SHORT PROBLEM: Copy each line below exactly and leave the pictures out.
───── DATA PROVIDED
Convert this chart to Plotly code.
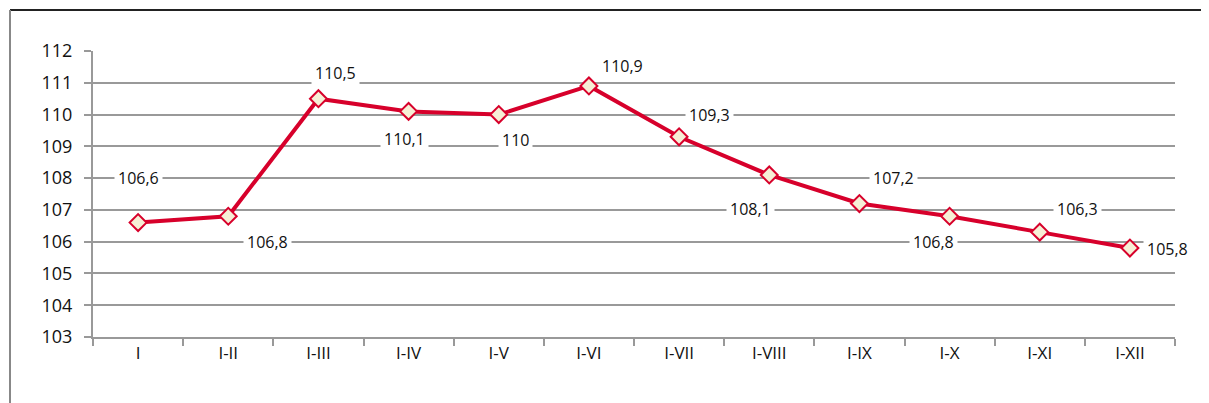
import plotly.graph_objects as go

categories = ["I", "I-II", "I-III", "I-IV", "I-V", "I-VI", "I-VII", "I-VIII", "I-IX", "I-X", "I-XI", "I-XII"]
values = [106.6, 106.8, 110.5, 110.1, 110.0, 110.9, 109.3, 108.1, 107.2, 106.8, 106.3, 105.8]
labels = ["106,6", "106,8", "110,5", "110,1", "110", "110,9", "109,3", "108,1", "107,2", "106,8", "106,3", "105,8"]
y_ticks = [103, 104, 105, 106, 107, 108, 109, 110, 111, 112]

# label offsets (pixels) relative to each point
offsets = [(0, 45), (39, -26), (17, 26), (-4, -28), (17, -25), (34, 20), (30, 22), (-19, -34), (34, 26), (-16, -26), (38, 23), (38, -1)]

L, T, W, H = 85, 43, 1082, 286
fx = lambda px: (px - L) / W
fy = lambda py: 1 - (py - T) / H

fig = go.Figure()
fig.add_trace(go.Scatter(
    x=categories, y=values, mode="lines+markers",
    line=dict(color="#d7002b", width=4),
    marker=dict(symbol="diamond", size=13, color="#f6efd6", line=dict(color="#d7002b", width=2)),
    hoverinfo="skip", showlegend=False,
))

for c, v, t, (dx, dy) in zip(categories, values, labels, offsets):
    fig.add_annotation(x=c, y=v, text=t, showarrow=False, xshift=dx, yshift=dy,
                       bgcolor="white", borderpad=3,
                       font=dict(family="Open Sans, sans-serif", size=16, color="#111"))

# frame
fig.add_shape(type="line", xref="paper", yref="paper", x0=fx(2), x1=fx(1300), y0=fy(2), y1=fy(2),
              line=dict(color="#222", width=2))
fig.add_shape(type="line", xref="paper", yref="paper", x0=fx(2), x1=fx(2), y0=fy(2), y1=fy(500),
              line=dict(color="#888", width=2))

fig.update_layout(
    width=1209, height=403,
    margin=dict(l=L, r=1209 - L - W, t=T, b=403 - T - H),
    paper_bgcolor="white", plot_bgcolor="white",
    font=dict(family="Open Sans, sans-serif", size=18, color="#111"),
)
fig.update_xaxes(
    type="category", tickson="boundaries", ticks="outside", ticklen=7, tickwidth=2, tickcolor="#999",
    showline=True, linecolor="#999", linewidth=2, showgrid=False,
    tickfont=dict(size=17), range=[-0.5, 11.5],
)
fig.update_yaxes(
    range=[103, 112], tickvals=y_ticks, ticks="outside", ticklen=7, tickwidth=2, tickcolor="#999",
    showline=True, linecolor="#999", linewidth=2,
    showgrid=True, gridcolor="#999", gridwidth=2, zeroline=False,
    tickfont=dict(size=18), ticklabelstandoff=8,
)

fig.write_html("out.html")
──────────
OUTPUT FOR THIS TASK:
Convert this chart to Plotly code.
import plotly.graph_objects as go

categories = ["I", "I-II", "I-III", "I-IV", "I-V", "I-VI", "I-VII", "I-VIII", "I-IX", "I-X", "I-XI", "I-XII"]
values = [106.6, 106.8, 110.5, 110.1, 110.0, 110.9, 109.3, 108.1, 107.2, 106.8, 106.3, 105.8]
labels = ["106,6", "106,8", "110,5", "110,1", "110", "110,9", "109,3", "108,1", "107,2", "106,8", "106,3", "105,8"]
y_ticks = [103, 104, 105, 106, 107, 108, 109, 110, 111, 112]

# label offsets (pixels) relative to each point
offsets = [(0, 45), (39, -26), (17, 26), (-4, -28), (17, -25), (34, 20), (30, 22), (-19, -34), (34, 26), (-16, -26), (38, 23), (38, -1)]

L, T, W, H = 85, 43, 1082, 286
fx = lambda px: (px - L) / W
fy = lambda py: 1 - (py - T) / H

fig = go.Figure()
fig.add_trace(go.Scatter(
    x=categories, y=values, mode="lines+markers",
    line=dict(color="#d7002b", width=4),
    marker=dict(symbol="diamond", size=13, color="#f6efd6", line=dict(color="#d7002b", width=2)),
    hoverinfo="skip", showlegend=False,
))

for c, v, t, (dx, dy) in zip(categories, values, labels, offsets):
    fig.add_annotation(x=c, y=v, text=t, showarrow=False, xshift=dx, yshift=dy,
                       bgcolor="white", borderpad=3,
                       font=dict(family="Open Sans, sans-serif", size=16, color="#111"))

# frame
fig.add_shape(type="line", xref="paper", yref="paper", x0=fx(2), x1=fx(1300), y0=fy(2), y1=fy(2),
              line=dict(color="#222", width=2))
fig.add_shape(type="line", xref="paper", yref="paper", x0=fx(2), x1=fx(2), y0=fy(2), y1=fy(500),
              line=dict(color="#888", width=2))

fig.update_layout(
    width=1209, height=403,
    margin=dict(l=L, r=1209 - L - W, t=T, b=403 - T - H),
    paper_bgcolor="white", plot_bgcolor="white",
    font=dict(family="Open Sans, sans-serif", size=18, color="#111"),
)
fig.update_xaxes(
    type="category", tickson="boundaries", ticks="outside", ticklen=7, tickwidth=2, tickcolor="#999",
    showline=True, linecolor="#999", linewidth=2, showgrid=False,
    tickfont=dict(size=17), range=[-0.5, 11.5],
)
fig.update_yaxes(
    range=[103, 112], tickvals=y_ticks, ticks="outside", ticklen=7, tickwidth=2, tickcolor="#999",
    showline=True, linecolor="#999", linewidth=2,
    showgrid=True, gridcolor="#999", gridwidth=2, zeroline=False,
    tickfont=dict(size=18), ticklabelstandoff=8,
)

fig.write_html("out.html")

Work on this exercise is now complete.